------ Dataset excerpt ------

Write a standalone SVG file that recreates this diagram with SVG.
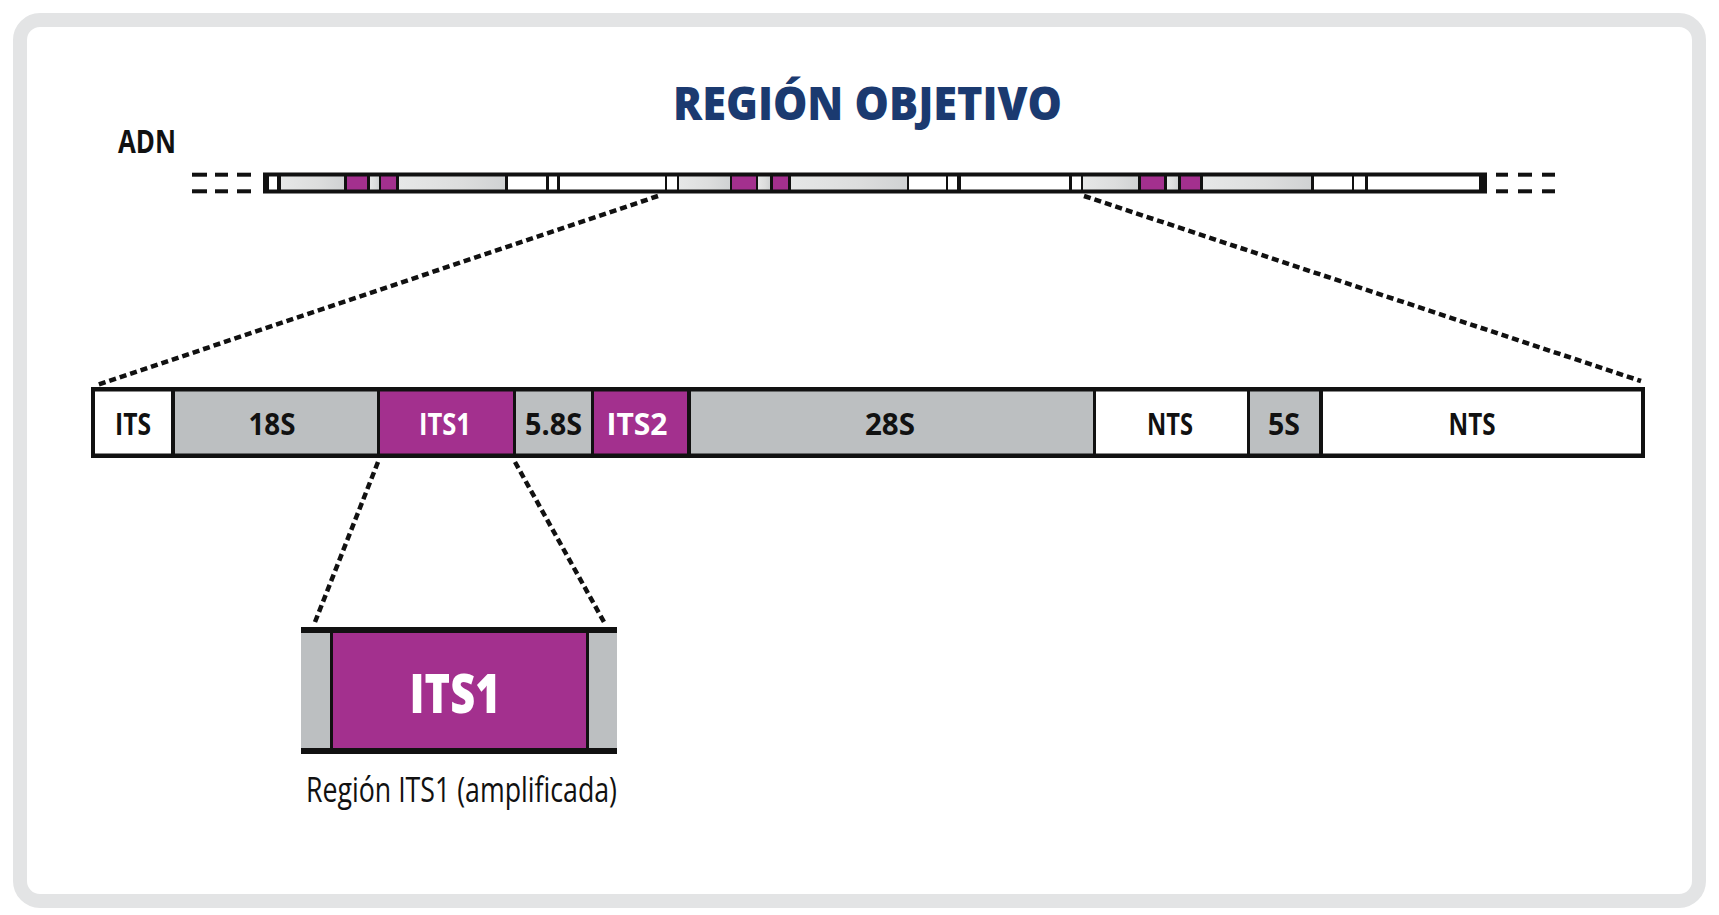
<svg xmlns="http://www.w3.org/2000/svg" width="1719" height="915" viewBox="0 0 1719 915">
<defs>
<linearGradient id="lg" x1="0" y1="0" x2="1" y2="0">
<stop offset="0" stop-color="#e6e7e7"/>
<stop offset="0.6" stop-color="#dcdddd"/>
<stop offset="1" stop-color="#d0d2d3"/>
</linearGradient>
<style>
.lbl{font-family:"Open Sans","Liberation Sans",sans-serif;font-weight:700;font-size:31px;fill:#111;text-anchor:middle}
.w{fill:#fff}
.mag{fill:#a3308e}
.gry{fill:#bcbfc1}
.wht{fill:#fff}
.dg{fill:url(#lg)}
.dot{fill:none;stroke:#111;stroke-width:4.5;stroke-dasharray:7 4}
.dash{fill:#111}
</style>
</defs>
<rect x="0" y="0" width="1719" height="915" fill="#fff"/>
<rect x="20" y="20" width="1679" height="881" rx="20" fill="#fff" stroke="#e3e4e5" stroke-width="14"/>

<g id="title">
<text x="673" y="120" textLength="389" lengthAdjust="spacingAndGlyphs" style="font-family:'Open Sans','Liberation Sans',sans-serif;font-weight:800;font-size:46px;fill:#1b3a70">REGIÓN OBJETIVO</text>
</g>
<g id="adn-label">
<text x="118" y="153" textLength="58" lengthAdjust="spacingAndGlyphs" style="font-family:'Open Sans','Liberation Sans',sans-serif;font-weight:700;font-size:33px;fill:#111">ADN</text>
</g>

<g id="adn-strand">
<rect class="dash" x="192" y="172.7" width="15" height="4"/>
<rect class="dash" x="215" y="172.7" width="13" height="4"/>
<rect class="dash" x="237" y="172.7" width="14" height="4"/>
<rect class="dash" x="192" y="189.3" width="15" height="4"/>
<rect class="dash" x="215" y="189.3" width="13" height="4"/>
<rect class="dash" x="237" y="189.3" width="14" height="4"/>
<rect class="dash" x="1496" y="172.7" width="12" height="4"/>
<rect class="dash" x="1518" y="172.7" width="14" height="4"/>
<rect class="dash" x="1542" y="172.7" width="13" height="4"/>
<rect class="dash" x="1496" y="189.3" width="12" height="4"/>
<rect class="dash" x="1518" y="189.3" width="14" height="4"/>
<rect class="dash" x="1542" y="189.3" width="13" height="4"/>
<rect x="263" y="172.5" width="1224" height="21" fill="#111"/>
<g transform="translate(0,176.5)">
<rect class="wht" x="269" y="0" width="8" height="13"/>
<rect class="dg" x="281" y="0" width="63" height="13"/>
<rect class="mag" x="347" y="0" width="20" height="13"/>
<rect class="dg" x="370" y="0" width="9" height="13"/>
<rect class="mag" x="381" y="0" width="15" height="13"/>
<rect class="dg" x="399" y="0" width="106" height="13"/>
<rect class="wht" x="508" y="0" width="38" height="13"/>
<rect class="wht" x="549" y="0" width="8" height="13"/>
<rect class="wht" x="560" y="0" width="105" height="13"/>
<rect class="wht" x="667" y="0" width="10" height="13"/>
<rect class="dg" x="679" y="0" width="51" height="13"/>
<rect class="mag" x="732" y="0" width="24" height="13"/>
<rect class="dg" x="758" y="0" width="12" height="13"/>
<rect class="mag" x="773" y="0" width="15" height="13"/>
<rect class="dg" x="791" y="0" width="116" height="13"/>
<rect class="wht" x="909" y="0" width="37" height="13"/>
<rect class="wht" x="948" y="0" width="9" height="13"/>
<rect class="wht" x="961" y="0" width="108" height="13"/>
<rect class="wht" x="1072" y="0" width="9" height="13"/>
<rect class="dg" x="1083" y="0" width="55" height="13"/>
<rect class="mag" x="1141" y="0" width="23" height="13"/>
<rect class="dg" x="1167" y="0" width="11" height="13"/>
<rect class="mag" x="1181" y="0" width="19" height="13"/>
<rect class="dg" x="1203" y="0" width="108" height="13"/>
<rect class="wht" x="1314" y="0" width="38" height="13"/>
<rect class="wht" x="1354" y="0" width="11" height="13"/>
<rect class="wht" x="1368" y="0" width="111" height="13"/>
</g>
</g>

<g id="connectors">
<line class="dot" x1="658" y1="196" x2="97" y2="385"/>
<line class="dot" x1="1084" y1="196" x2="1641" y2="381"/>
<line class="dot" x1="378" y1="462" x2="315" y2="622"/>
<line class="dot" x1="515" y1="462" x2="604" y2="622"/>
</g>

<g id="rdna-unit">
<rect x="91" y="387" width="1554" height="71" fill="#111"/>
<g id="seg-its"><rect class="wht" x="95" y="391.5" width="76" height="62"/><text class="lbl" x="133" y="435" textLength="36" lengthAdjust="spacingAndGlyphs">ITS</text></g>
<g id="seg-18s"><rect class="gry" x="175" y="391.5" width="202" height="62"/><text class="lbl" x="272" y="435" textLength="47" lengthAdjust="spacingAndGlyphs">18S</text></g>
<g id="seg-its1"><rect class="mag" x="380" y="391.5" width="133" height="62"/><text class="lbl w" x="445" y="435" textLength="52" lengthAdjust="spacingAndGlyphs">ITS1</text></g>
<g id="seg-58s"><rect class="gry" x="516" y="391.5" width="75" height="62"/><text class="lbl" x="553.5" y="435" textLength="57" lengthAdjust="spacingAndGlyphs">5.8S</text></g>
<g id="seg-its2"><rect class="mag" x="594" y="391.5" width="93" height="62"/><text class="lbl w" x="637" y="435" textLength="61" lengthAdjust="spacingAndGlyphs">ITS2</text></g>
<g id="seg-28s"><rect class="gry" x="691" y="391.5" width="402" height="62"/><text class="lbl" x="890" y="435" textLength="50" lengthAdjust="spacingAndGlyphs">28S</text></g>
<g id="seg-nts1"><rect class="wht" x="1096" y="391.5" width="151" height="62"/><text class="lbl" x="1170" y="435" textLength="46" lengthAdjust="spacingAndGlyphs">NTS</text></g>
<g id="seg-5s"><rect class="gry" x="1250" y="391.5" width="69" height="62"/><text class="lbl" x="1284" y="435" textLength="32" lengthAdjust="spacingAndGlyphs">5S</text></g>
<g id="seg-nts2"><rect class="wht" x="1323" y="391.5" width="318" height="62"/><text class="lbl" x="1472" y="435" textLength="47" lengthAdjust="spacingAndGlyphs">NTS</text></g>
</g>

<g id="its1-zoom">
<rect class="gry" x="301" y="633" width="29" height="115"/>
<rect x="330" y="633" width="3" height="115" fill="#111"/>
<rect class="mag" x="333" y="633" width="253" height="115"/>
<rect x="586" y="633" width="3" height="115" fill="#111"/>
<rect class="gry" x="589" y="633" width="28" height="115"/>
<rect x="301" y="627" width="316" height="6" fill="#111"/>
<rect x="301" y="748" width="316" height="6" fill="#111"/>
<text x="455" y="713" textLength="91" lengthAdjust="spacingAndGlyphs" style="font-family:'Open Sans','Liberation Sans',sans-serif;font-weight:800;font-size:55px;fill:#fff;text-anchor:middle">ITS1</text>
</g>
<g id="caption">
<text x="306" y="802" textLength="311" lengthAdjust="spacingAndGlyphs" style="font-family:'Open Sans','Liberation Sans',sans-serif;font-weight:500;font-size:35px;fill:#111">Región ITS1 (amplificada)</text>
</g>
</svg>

------

**Exercise description**
Copy each line above precisely, dropping the pictures.

**Complete output**
Write a standalone SVG file that recreates this diagram with SVG.
<svg xmlns="http://www.w3.org/2000/svg" width="1719" height="915" viewBox="0 0 1719 915">
<defs>
<linearGradient id="lg" x1="0" y1="0" x2="1" y2="0">
<stop offset="0" stop-color="#e6e7e7"/>
<stop offset="0.6" stop-color="#dcdddd"/>
<stop offset="1" stop-color="#d0d2d3"/>
</linearGradient>
<style>
.lbl{font-family:"Open Sans","Liberation Sans",sans-serif;font-weight:700;font-size:31px;fill:#111;text-anchor:middle}
.w{fill:#fff}
.mag{fill:#a3308e}
.gry{fill:#bcbfc1}
.wht{fill:#fff}
.dg{fill:url(#lg)}
.dot{fill:none;stroke:#111;stroke-width:4.5;stroke-dasharray:7 4}
.dash{fill:#111}
</style>
</defs>
<rect x="0" y="0" width="1719" height="915" fill="#fff"/>
<rect x="20" y="20" width="1679" height="881" rx="20" fill="#fff" stroke="#e3e4e5" stroke-width="14"/>

<g id="title">
<text x="673" y="120" textLength="389" lengthAdjust="spacingAndGlyphs" style="font-family:'Open Sans','Liberation Sans',sans-serif;font-weight:800;font-size:46px;fill:#1b3a70">REGIÓN OBJETIVO</text>
</g>
<g id="adn-label">
<text x="118" y="153" textLength="58" lengthAdjust="spacingAndGlyphs" style="font-family:'Open Sans','Liberation Sans',sans-serif;font-weight:700;font-size:33px;fill:#111">ADN</text>
</g>

<g id="adn-strand">
<rect class="dash" x="192" y="172.7" width="15" height="4"/>
<rect class="dash" x="215" y="172.7" width="13" height="4"/>
<rect class="dash" x="237" y="172.7" width="14" height="4"/>
<rect class="dash" x="192" y="189.3" width="15" height="4"/>
<rect class="dash" x="215" y="189.3" width="13" height="4"/>
<rect class="dash" x="237" y="189.3" width="14" height="4"/>
<rect class="dash" x="1496" y="172.7" width="12" height="4"/>
<rect class="dash" x="1518" y="172.7" width="14" height="4"/>
<rect class="dash" x="1542" y="172.7" width="13" height="4"/>
<rect class="dash" x="1496" y="189.3" width="12" height="4"/>
<rect class="dash" x="1518" y="189.3" width="14" height="4"/>
<rect class="dash" x="1542" y="189.3" width="13" height="4"/>
<rect x="263" y="172.5" width="1224" height="21" fill="#111"/>
<g transform="translate(0,176.5)">
<rect class="wht" x="269" y="0" width="8" height="13"/>
<rect class="dg" x="281" y="0" width="63" height="13"/>
<rect class="mag" x="347" y="0" width="20" height="13"/>
<rect class="dg" x="370" y="0" width="9" height="13"/>
<rect class="mag" x="381" y="0" width="15" height="13"/>
<rect class="dg" x="399" y="0" width="106" height="13"/>
<rect class="wht" x="508" y="0" width="38" height="13"/>
<rect class="wht" x="549" y="0" width="8" height="13"/>
<rect class="wht" x="560" y="0" width="105" height="13"/>
<rect class="wht" x="667" y="0" width="10" height="13"/>
<rect class="dg" x="679" y="0" width="51" height="13"/>
<rect class="mag" x="732" y="0" width="24" height="13"/>
<rect class="dg" x="758" y="0" width="12" height="13"/>
<rect class="mag" x="773" y="0" width="15" height="13"/>
<rect class="dg" x="791" y="0" width="116" height="13"/>
<rect class="wht" x="909" y="0" width="37" height="13"/>
<rect class="wht" x="948" y="0" width="9" height="13"/>
<rect class="wht" x="961" y="0" width="108" height="13"/>
<rect class="wht" x="1072" y="0" width="9" height="13"/>
<rect class="dg" x="1083" y="0" width="55" height="13"/>
<rect class="mag" x="1141" y="0" width="23" height="13"/>
<rect class="dg" x="1167" y="0" width="11" height="13"/>
<rect class="mag" x="1181" y="0" width="19" height="13"/>
<rect class="dg" x="1203" y="0" width="108" height="13"/>
<rect class="wht" x="1314" y="0" width="38" height="13"/>
<rect class="wht" x="1354" y="0" width="11" height="13"/>
<rect class="wht" x="1368" y="0" width="111" height="13"/>
</g>
</g>

<g id="connectors">
<line class="dot" x1="658" y1="196" x2="97" y2="385"/>
<line class="dot" x1="1084" y1="196" x2="1641" y2="381"/>
<line class="dot" x1="378" y1="462" x2="315" y2="622"/>
<line class="dot" x1="515" y1="462" x2="604" y2="622"/>
</g>

<g id="rdna-unit">
<rect x="91" y="387" width="1554" height="71" fill="#111"/>
<g id="seg-its"><rect class="wht" x="95" y="391.5" width="76" height="62"/><text class="lbl" x="133" y="435" textLength="36" lengthAdjust="spacingAndGlyphs">ITS</text></g>
<g id="seg-18s"><rect class="gry" x="175" y="391.5" width="202" height="62"/><text class="lbl" x="272" y="435" textLength="47" lengthAdjust="spacingAndGlyphs">18S</text></g>
<g id="seg-its1"><rect class="mag" x="380" y="391.5" width="133" height="62"/><text class="lbl w" x="445" y="435" textLength="52" lengthAdjust="spacingAndGlyphs">ITS1</text></g>
<g id="seg-58s"><rect class="gry" x="516" y="391.5" width="75" height="62"/><text class="lbl" x="553.5" y="435" textLength="57" lengthAdjust="spacingAndGlyphs">5.8S</text></g>
<g id="seg-its2"><rect class="mag" x="594" y="391.5" width="93" height="62"/><text class="lbl w" x="637" y="435" textLength="61" lengthAdjust="spacingAndGlyphs">ITS2</text></g>
<g id="seg-28s"><rect class="gry" x="691" y="391.5" width="402" height="62"/><text class="lbl" x="890" y="435" textLength="50" lengthAdjust="spacingAndGlyphs">28S</text></g>
<g id="seg-nts1"><rect class="wht" x="1096" y="391.5" width="151" height="62"/><text class="lbl" x="1170" y="435" textLength="46" lengthAdjust="spacingAndGlyphs">NTS</text></g>
<g id="seg-5s"><rect class="gry" x="1250" y="391.5" width="69" height="62"/><text class="lbl" x="1284" y="435" textLength="32" lengthAdjust="spacingAndGlyphs">5S</text></g>
<g id="seg-nts2"><rect class="wht" x="1323" y="391.5" width="318" height="62"/><text class="lbl" x="1472" y="435" textLength="47" lengthAdjust="spacingAndGlyphs">NTS</text></g>
</g>

<g id="its1-zoom">
<rect class="gry" x="301" y="633" width="29" height="115"/>
<rect x="330" y="633" width="3" height="115" fill="#111"/>
<rect class="mag" x="333" y="633" width="253" height="115"/>
<rect x="586" y="633" width="3" height="115" fill="#111"/>
<rect class="gry" x="589" y="633" width="28" height="115"/>
<rect x="301" y="627" width="316" height="6" fill="#111"/>
<rect x="301" y="748" width="316" height="6" fill="#111"/>
<text x="455" y="713" textLength="91" lengthAdjust="spacingAndGlyphs" style="font-family:'Open Sans','Liberation Sans',sans-serif;font-weight:800;font-size:55px;fill:#fff;text-anchor:middle">ITS1</text>
</g>
<g id="caption">
<text x="306" y="802" textLength="311" lengthAdjust="spacingAndGlyphs" style="font-family:'Open Sans','Liberation Sans',sans-serif;font-weight:500;font-size:35px;fill:#111">Región ITS1 (amplificada)</text>
</g>
</svg>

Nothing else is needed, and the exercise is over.